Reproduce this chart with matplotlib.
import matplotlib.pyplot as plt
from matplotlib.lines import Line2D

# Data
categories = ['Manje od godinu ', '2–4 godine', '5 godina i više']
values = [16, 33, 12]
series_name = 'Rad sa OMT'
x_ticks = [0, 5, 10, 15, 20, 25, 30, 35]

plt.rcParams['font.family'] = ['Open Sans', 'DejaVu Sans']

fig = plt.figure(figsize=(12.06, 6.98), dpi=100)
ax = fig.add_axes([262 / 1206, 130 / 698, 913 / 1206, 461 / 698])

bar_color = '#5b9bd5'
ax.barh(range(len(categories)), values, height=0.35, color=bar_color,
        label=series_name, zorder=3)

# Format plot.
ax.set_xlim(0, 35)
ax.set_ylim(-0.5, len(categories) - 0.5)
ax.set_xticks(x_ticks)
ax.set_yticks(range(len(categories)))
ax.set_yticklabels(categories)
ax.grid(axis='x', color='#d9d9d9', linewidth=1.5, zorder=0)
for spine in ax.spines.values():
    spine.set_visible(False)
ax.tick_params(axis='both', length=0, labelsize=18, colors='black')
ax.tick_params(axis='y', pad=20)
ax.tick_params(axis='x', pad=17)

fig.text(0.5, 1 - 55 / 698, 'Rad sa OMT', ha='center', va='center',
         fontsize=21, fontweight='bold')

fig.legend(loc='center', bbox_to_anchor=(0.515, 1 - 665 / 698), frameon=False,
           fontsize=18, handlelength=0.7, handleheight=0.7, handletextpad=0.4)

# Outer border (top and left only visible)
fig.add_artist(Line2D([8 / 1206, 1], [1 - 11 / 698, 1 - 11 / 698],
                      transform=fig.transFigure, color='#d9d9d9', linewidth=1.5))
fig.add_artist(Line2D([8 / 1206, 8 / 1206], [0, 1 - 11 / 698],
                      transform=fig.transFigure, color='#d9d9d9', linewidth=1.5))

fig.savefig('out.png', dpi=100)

...

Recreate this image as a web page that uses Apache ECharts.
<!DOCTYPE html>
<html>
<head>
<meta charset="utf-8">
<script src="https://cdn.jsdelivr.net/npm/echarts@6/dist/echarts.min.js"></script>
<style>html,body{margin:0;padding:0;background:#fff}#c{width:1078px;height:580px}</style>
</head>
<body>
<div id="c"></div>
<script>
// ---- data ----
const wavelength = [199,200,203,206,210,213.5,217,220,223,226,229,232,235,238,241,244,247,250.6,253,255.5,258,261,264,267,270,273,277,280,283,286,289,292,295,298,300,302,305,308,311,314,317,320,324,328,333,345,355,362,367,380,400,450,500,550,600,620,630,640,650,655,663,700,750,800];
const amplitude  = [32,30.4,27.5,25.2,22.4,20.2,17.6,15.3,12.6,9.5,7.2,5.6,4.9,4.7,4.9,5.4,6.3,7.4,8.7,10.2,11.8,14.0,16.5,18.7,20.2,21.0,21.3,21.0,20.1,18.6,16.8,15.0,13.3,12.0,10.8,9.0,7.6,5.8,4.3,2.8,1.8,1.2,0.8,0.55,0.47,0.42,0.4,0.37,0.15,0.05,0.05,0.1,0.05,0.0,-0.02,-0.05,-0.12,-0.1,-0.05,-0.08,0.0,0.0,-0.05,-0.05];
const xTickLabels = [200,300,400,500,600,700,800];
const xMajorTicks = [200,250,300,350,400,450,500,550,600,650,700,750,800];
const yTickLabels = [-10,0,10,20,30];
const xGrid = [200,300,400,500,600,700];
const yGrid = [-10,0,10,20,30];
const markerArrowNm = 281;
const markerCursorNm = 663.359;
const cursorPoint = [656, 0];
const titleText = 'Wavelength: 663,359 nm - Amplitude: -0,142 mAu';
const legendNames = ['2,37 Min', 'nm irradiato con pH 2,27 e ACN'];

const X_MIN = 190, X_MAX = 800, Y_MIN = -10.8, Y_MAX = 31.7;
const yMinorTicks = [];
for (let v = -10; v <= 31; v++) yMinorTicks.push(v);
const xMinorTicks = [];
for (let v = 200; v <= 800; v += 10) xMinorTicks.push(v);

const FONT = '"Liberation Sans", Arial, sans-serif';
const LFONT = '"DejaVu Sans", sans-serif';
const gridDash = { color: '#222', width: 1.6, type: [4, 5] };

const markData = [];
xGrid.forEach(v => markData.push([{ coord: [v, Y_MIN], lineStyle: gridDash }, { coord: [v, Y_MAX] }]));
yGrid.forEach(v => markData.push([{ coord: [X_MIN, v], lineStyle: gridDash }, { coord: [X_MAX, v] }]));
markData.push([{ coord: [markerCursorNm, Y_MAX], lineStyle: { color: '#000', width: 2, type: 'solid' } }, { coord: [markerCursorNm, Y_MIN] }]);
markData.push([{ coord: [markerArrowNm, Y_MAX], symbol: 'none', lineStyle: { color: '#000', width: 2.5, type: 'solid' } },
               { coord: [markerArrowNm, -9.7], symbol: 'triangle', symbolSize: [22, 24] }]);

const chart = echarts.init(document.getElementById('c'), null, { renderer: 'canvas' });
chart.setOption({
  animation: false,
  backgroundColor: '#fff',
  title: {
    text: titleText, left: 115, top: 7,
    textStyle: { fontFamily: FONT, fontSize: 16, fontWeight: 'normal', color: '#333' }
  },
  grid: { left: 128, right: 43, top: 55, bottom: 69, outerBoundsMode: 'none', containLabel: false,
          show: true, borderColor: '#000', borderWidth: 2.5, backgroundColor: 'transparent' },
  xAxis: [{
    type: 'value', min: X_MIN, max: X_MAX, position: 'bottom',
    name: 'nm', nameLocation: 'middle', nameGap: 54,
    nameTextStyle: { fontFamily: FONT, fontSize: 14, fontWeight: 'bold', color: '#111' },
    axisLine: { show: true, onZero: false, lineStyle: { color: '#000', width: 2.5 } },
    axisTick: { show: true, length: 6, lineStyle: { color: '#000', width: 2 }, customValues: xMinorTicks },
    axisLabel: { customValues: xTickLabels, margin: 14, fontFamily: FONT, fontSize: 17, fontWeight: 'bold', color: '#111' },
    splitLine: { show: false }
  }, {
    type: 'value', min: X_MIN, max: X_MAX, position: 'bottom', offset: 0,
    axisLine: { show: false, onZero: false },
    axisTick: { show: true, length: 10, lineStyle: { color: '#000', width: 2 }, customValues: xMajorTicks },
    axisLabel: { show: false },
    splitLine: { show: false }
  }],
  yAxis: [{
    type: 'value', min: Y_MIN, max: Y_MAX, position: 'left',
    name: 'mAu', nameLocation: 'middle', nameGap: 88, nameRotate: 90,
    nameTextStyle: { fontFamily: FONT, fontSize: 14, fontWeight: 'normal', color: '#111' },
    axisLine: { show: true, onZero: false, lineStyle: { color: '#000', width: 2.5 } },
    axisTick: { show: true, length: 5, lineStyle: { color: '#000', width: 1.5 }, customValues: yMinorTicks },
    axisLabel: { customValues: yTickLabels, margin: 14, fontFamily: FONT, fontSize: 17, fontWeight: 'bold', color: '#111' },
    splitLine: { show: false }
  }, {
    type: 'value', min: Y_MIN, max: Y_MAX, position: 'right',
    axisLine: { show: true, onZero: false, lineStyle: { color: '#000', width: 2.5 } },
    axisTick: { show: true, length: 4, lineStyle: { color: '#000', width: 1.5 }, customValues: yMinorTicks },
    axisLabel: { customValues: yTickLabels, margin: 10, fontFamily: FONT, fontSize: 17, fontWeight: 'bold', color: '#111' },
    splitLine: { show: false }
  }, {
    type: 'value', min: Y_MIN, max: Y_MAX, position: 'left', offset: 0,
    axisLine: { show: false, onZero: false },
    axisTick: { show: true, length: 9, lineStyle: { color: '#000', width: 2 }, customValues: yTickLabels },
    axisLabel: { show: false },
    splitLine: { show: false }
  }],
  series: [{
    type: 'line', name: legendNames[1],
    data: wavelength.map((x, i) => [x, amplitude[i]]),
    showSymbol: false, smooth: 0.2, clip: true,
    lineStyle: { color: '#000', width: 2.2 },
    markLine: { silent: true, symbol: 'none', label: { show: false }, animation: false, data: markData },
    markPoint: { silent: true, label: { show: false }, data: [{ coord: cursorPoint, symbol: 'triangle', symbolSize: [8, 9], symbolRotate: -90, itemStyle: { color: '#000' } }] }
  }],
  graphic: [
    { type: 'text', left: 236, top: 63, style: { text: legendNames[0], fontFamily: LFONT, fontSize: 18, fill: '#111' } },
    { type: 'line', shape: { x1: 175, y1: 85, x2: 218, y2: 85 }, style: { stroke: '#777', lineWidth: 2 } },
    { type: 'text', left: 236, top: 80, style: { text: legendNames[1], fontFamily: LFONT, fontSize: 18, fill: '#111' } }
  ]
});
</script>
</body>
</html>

- _TASK GOAL_:
Find all the lines containing "matplotlib" in the material, then copy them.

- _PROBLEM SOLUTION_:
Reproduce this chart with matplotlib.
import matplotlib.pyplot as plt
from matplotlib.lines import Line2D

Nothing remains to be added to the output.